Some critics may claim that there are many stronger cases of established survival. That may be, but this is a case which touches me closely and has necessarily received my careful attention. In so far as there are other strong cases—and I know of several—so much the better. I myself considered the case of survival practically proven before, and clinched by the efforts of Myers and others of the S.P.R. group on the other side; but evidence is cumulative, and the discussion of a fresh case in no way weakens those that have gone before. Each stick of the faggot must be tested, and, unless absolutely broken, it adds to the strength of the bundle.
To base so momentous a conclusion as a scientific demonstration of human survival on any single instance, if it were not sustained on all sides by a great consensus of similar evidence, would doubtless be unwise; for some other explanation of a merely isolated case would have to be sought. But we are justified in examining the evidence for any case of which all the details are known, and in trying to set forth the truth of it as completely and fairly as we may.
CHAPTER I
ELEMENTARY EXPLANATION
FOR people who have studied psychical matters, or who have read any books on the subject, it is unnecessary to explain what a 'sitting' is. Novices must be asked to refer to other writings—to small books, for instance, by Sir W. F. Barrett or Mr. J. Arthur Hill or Miss H. A. Dallas, which are easily accessible, or to my own previous book on this subject called The Survival of Man, which begins more at the beginning so far as my own experience is concerned.
Of mediumship there are many grades, one of the simplest forms being the capacity to receive an impression or automatic writing, under peaceful conditions, in an ordinary state; but the whole subject is too large to be treated here. Suffice it to say that the kind of medium chiefly dealt with in this book is one who, by waiting quietly, goes more or less into a trance, and is then subject to what is called 'control'—speaking or writing in a manner quite different from the medium's own normal or customary manner, under the guidance of a separate intelligence technically known as 'a control,' which some think must be a secondary personality—which indeed certainly is a secondary personality of the medium, whatever that phrase may really signify—the transition being effected in most cases quite easily and naturally. In this secondary state, a degree of clairvoyance or lucidity is attained quite beyond the medium's normal consciousness, and facts are referred to which must be outside his or her normal knowledge.
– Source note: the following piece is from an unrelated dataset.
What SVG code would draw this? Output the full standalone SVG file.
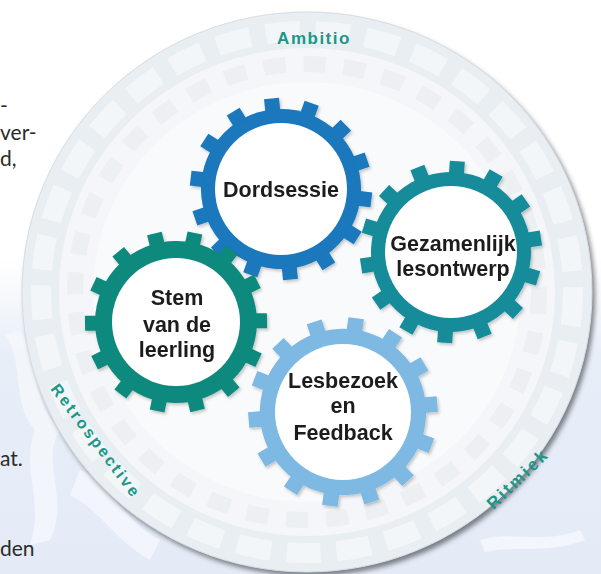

The control, or second personality which speaks during the trance, appears to be more closely in touch with what is popularly spoken of as 'the next world' than with customary human existence, and accordingly is able to get messages through from people deceased; transmitting them through the speech or writing of the medium, usually with some obscurity and misunderstanding, and with mannerisms belonging either to the medium or to the control. The amount of sophistication varies according to the quality of the medium, and to the state of the same medium at different times; it must be attributed in the best cases physiologically to the medium, intellectually to the control. The confusion is no greater than might be expected from a pair of operators, connected by a telephone of rather delicate and uncertain quality, who were engaged in transmitting messages between two stranger communicators, one of whom was anxious to get messages transmitted, though perhaps not very skilled in wording them, while the other was nearly silent and anxious not to give any information or assistance at all; being, indeed, more or less suspicious that the whole appearance of things was deceptive, and that his friend, the ostensible communicator, was not really there. Under such circumstances the effort of the distant communicator would be chiefly directed to sending such natural and appropriate messages as should gradually break down the inevitable scepticism of his friend.